──────── MATERIAL ────────
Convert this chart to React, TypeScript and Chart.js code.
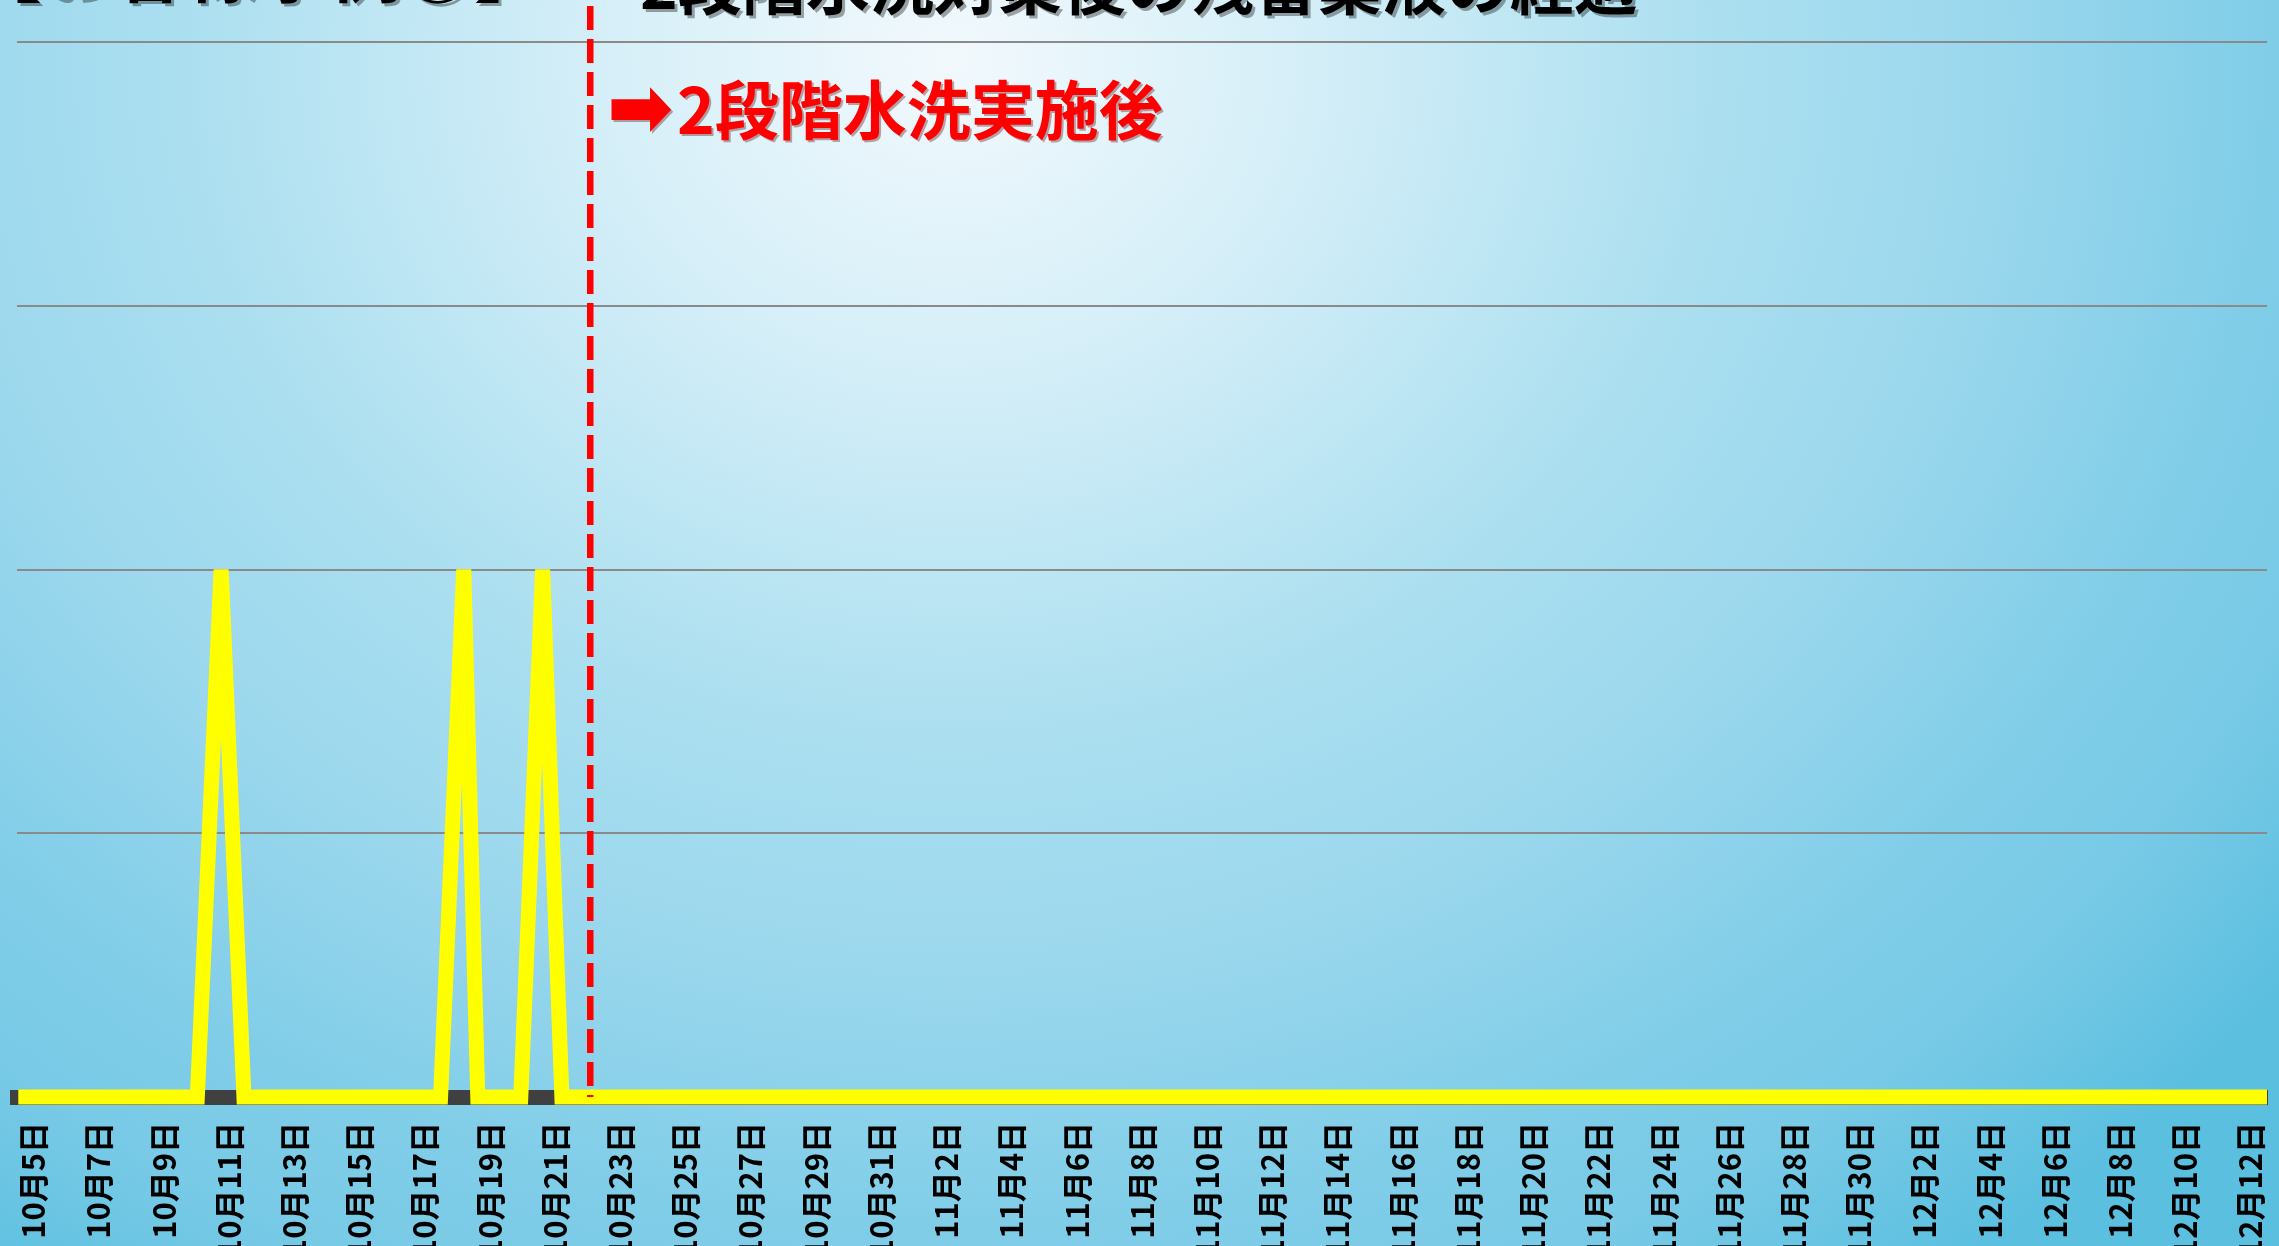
import { useEffect, useRef } from "react";
import { Chart, registerables } from "chart.js";

Chart.register(...registerables);

// ---- data ----
const monthRanges: [number, number, number][] = [
  [10, 5, 31],
  [11, 1, 30],
  [12, 1, 12],
];
const dayLabels: string[] = [];
monthRanges.forEach(([m, from, to]) => {
  for (let d = from; d <= to; d++) dayLabels.push(`${m}月${d}日`);
});

// residual chemical series (x = day index incl. time of day, y = value)
const residueX = [-0.46, 5.03, 5.76, 6.46, 12.49, 13.2, 13.63, 14.95, 15.62, 16.21, 68.5];
const residueY = [0, 0, 2, 0, 0, 2, 0, 0, 2, 0, 0];

// day index where 2-stage rinsing started
const WASH_START_DAY = 17.08;

const Y_MIN = 0;
const Y_MAX = 4;

const TITLE_LEFT = "【お客様事例③】";
const TITLE_MAIN = "2段階水洗対策後の残留薬液の経過";
const NOTE_ARROW = "➡";
const NOTE_TEXT = "2段階水洗実施後";

const CJK = '"Noto Sans CJK JP", "DejaVu Sans", sans-serif';

const overlayPlugin = {
  id: "overlay",
  afterDatasetsDraw(chart: any) {
    const { ctx, chartArea, scales } = chart;
    const x = scales.x.getPixelForValue(WASH_START_DAY);
    ctx.save();
    ctx.strokeStyle = "#ff0000";
    ctx.lineWidth = 6.5;
    ctx.setLineDash([24, 9]);
    ctx.beginPath();
    ctx.moveTo(x, 6);
    ctx.lineTo(x, chartArea.bottom);
    ctx.stroke();
    ctx.restore();
  },
  afterDraw(chart: any) {
    const { ctx } = chart;
    ctx.save();
    ctx.textBaseline = "alphabetic";
    ctx.textAlign = "left";
    // titles (mostly cut off at the top)
    ctx.shadowColor = "rgba(0,0,0,0.35)";
    ctx.shadowOffsetX = 3;
    ctx.shadowOffsetY = 3;
    ctx.fillStyle = "#000000";
    ctx.font = `bold 72px ${CJK}`;
    ctx.fillText(TITLE_LEFT, -30, -4);
    ctx.font = `bold 64px ${CJK}`;
    ctx.fillText(TITLE_MAIN, 640, 9);
    // red note
    ctx.shadowColor = "rgba(80,0,0,0.35)";
    ctx.shadowOffsetX = 2;
    ctx.shadowOffsetY = 2;
    ctx.fillStyle = "#ff0000";
    // arrow glyph, fitted to its box
    ctx.font = `bold 100px "DejaVu Sans", ${CJK}`;
    const m = ctx.measureText(NOTE_ARROW);
    const gw = m.actualBoundingBoxRight + m.actualBoundingBoxLeft || 80;
    const gh = m.actualBoundingBoxAscent + m.actualBoundingBoxDescent || 40;
    const boxL = 611, boxT = 87, boxW = 61, boxH = 46;
    ctx.save();
    ctx.translate(boxL, boxT);
    ctx.scale(boxW / gw, boxH / gh);
    ctx.fillText(NOTE_ARROW, m.actualBoundingBoxLeft, m.actualBoundingBoxAscent);
    ctx.restore();
    ctx.font = `bold 64px ${CJK}`;
    ctx.fillText(NOTE_TEXT, 677, 134);
    ctx.restore();
  },
};

export default function App() {
  const ref = useRef<HTMLCanvasElement | null>(null);

  useEffect(() => {
    const canvas = ref.current;
    if (!canvas) return;
    const chart = new Chart(canvas, {
      type: "line",
      data: {
        datasets: [
          {
            label: "残留薬液",
            data: residueX.map((x, i) => ({ x, y: residueY[i] })),
            borderColor: "#ffff00",
            backgroundColor: "#ffff00",
            borderWidth: 15,
            pointRadius: 0,
            pointHoverRadius: 0,
            tension: 0,
            fill: false,
            clip: false as any,
          },
        ],
      },
      options: {
        responsive: false,
        animation: false,
        events: [],
        layout: { padding: { left: 17, right: 12, top: 42, bottom: 0 } },
        plugins: {
          legend: { display: false },
          tooltip: { enabled: false },
          title: { display: false },
        },
        scales: {
          x: {
            type: "linear",
            min: -0.5,
            max: 68.5,
            bounds: "data",
            afterBuildTicks: (axis: any) => {
              axis.ticks = dayLabels.map((_, i) => ({ value: i }));
            },
            afterFit: (axis: any) => {
              axis.height = 149;
              axis.paddingLeft = 0;
              axis.paddingRight = 0;
            },
            grid: { display: false, drawTicks: false },
            border: { display: true, color: "#404040", width: 15 },
            ticks: {
              autoSkip: false,
              minRotation: 90,
              maxRotation: 90,
              padding: 25,
              color: "#000000",
              font: { family: '"Noto Sans CJK JP", "DejaVu Sans", sans-serif', size: 31, weight: "bold" },
              callback: (value: any) => {
                const i = Math.round(Number(value));
                return i % 2 === 0 ? dayLabels[i] ?? "" : "";
              },
            },
          },
          y: {
            min: Y_MIN,
            max: Y_MAX,
            afterFit: (axis: any) => {
              axis.width = 0;
              axis.paddingTop = 0;
              axis.paddingBottom = 0;
            },
            grid: { color: "#8a8a8a", lineWidth: 2, drawTicks: false },
            border: { display: false },
            ticks: { display: false, stepSize: 1 },
          },
        },
      },
      plugins: [overlayPlugin],
    } as any);
    return () => chart.destroy();
  }, []);

  return (
    <div
      style={{
        position: "fixed",
        left: 0,
        top: 0,
        width: 2279,
        height: 1246,
        overflow: "hidden",
        background:
          "radial-gradient(ellipse 1700px 1500px at 950px 60px, #f2f9fd 0%, #d6eff8 20%, #abdff0 45%, #9cd8ed 60%, #80cde8 78%, #78cae6 87%, #5bbfe0 100%)",
      }}
    >
      <canvas ref={ref} width={2279} height={1246} style={{ display: "block" }} />
    </div>
  );
}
────────
- _TO DO_
Please reproduce the listing exactly from its opening line through the line that contains "const Y_MAX = 4;", both included, with all pictures omitted.

- _ANSWER_
Convert this chart to React, TypeScript and Chart.js code.
import { useEffect, useRef } from "react";
import { Chart, registerables } from "chart.js";

Chart.register(...registerables);

// ---- data ----
const monthRanges: [number, number, number][] = [
  [10, 5, 31],
  [11, 1, 30],
  [12, 1, 12],
];
const dayLabels: string[] = [];
monthRanges.forEach(([m, from, to]) => {
  for (let d = from; d <= to; d++) dayLabels.push(`${m}月${d}日`);
});

// residual chemical series (x = day index incl. time of day, y = value)
const residueX = [-0.46, 5.03, 5.76, 6.46, 12.49, 13.2, 13.63, 14.95, 15.62, 16.21, 68.5];
const residueY = [0, 0, 2, 0, 0, 2, 0, 0, 2, 0, 0];

// day index where 2-stage rinsing started
const WASH_START_DAY = 17.08;

const Y_MIN = 0;
const Y_MAX = 4;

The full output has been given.